If your workplace does not offer many opportunities, you can still build practical experience through labs, home projects, or open-source contributions. Recreate common IT workflows and automate them, such as password resets, log parsing, backup checks, or cloud resource cleanup. You can also experiment with AI-assisted support scenarios, like summarizing incident notes or classifying incoming requests. The goal is not to build something perfect; it is to demonstrate that you can identify a process, improve it, and explain the outcome clearly. Over time, these projects help you shift your professional identity from someone who only reacts to issues into someone who designs better systems.

What kind of roles should I target after building AI and automation skills?

The right target role depends on your background, but many IT professionals transition into positions such as automation engineer, systems engineer with automation focus, cloud operations engineer, DevOps engineer, platform engineer, or IT operations analyst with automation responsibilities. Some organizations also create roles around service management, workflow optimization, or AI-enabled support operations. If you come from service desk or infrastructure, you may not need to jump directly into a highly specialized AI title. Instead, look for roles that value operational knowledge and involve improving efficiency through scripts, integrations, orchestration, or AI-powered tools.
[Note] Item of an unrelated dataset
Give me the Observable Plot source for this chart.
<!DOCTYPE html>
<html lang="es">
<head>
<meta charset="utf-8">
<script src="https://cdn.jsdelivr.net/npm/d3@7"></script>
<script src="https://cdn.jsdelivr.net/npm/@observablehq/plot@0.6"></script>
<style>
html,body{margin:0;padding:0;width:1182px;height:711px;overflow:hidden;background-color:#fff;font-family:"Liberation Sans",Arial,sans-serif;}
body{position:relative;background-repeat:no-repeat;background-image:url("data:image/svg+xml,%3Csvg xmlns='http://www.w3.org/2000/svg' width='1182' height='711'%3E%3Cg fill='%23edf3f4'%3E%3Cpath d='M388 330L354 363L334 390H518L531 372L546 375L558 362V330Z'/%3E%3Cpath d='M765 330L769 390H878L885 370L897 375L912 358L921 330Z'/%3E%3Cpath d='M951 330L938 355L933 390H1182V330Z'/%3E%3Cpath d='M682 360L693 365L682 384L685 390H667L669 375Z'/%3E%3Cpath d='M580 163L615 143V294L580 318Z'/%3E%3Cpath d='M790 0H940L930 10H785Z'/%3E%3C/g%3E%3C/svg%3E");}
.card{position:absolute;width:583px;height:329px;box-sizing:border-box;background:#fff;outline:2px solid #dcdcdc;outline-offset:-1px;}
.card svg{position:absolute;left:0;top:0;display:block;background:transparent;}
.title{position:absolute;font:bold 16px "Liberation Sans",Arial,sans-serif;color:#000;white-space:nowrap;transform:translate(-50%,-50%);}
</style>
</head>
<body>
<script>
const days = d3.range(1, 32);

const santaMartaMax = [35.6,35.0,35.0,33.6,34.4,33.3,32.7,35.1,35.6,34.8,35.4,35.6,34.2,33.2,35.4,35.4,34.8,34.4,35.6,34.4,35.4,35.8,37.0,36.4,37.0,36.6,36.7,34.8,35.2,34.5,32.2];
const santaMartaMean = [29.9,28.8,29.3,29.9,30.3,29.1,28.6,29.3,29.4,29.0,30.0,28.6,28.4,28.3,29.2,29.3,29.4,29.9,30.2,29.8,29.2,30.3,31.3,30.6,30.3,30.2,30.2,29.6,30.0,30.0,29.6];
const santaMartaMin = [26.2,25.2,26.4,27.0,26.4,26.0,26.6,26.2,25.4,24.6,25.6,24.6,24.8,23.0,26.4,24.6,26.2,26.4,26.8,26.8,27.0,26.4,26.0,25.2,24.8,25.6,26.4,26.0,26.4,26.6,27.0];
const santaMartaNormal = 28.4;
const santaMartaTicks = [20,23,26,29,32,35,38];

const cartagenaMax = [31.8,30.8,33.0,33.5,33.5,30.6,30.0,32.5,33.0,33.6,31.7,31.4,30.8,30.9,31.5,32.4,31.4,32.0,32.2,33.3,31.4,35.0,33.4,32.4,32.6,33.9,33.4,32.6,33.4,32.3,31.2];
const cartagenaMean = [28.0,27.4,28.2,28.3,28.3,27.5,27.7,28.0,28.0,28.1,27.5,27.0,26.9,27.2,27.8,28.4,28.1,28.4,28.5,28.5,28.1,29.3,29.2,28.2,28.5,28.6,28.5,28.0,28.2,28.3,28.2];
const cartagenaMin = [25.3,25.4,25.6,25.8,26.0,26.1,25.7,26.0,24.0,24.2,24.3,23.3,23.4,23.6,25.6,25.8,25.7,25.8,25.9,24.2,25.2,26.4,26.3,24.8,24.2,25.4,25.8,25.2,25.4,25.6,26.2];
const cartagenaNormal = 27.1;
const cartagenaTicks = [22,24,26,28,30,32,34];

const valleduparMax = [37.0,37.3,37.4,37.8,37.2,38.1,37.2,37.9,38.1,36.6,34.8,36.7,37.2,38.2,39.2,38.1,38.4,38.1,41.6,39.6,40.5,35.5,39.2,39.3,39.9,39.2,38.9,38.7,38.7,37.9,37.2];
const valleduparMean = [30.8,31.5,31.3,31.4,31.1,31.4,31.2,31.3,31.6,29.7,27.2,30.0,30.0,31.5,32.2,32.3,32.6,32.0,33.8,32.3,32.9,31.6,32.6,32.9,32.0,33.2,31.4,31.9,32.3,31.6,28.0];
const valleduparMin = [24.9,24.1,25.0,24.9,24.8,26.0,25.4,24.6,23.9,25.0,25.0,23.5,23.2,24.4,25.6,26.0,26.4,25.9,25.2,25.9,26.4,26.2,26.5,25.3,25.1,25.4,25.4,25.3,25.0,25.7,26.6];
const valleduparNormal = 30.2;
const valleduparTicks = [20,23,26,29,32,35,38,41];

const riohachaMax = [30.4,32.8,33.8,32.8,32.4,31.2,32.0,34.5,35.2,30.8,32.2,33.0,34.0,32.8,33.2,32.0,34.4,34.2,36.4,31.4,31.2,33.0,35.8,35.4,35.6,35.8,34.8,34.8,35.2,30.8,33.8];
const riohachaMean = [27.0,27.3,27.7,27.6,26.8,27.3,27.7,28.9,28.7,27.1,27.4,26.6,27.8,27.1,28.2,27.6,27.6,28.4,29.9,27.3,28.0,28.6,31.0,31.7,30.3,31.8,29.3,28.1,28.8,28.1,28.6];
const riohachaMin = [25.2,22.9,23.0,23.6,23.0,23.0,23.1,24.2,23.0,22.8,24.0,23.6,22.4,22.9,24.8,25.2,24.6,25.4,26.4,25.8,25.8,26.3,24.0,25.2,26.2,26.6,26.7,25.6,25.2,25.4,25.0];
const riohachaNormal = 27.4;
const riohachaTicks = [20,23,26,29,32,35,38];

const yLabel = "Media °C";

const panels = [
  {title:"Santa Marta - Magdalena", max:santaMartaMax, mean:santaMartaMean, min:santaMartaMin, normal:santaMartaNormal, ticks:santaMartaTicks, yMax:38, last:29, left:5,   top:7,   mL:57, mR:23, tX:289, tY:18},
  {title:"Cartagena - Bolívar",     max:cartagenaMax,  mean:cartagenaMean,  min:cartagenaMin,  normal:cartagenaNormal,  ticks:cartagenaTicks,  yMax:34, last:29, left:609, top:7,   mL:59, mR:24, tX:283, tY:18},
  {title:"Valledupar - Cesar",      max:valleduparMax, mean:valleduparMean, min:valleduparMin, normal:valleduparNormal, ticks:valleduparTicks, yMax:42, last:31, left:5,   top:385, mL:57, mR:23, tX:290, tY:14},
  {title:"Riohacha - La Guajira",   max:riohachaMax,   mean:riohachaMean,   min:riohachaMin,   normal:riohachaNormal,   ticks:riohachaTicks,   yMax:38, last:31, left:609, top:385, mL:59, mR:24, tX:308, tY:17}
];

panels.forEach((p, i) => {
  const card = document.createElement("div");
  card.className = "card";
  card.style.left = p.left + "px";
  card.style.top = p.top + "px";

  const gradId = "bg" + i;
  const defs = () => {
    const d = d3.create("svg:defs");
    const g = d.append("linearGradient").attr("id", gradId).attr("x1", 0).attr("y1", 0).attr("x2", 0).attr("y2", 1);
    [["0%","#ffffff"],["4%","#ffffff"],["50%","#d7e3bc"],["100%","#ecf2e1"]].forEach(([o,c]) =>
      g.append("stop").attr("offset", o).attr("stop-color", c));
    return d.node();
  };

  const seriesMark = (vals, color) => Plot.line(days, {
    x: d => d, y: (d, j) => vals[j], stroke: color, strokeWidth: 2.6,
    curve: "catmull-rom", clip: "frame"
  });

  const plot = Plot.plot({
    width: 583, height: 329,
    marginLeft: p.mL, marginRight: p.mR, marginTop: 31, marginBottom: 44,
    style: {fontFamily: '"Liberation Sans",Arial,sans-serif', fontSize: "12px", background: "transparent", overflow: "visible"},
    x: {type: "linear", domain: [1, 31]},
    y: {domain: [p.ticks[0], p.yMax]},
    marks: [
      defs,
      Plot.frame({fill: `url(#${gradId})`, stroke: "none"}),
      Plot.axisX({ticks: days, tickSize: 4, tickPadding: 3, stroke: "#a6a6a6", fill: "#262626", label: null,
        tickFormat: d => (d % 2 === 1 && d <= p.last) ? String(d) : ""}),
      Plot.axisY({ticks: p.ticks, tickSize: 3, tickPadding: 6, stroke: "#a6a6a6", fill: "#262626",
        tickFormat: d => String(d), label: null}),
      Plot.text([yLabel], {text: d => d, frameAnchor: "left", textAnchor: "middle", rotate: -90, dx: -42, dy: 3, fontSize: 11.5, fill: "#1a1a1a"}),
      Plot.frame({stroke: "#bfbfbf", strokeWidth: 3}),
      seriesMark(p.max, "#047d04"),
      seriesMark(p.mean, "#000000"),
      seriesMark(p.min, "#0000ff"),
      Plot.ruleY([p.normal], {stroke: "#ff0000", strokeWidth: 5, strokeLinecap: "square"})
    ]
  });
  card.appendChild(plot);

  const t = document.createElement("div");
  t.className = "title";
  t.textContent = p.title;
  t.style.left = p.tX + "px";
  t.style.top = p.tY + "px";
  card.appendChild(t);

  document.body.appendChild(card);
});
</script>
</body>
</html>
It can also help to think in terms of adjacent moves rather than dramatic career jumps. For example, a system administrator might move into a role that focuses on automation for provisioning and monitoring. A support specialist might move into service desk automation or knowledge management. A DevOps professional might expand into platform engineering with AI-assisted operations. These paths let you use your existing experience while gradually increasing your responsibility for automation and AI-driven improvements. When reviewing job descriptions, look for signs that the role involves process improvement, tool integration, incident reduction, or workflow design. Those are often the best matches for someone transitioning from traditional IT into AI and automation.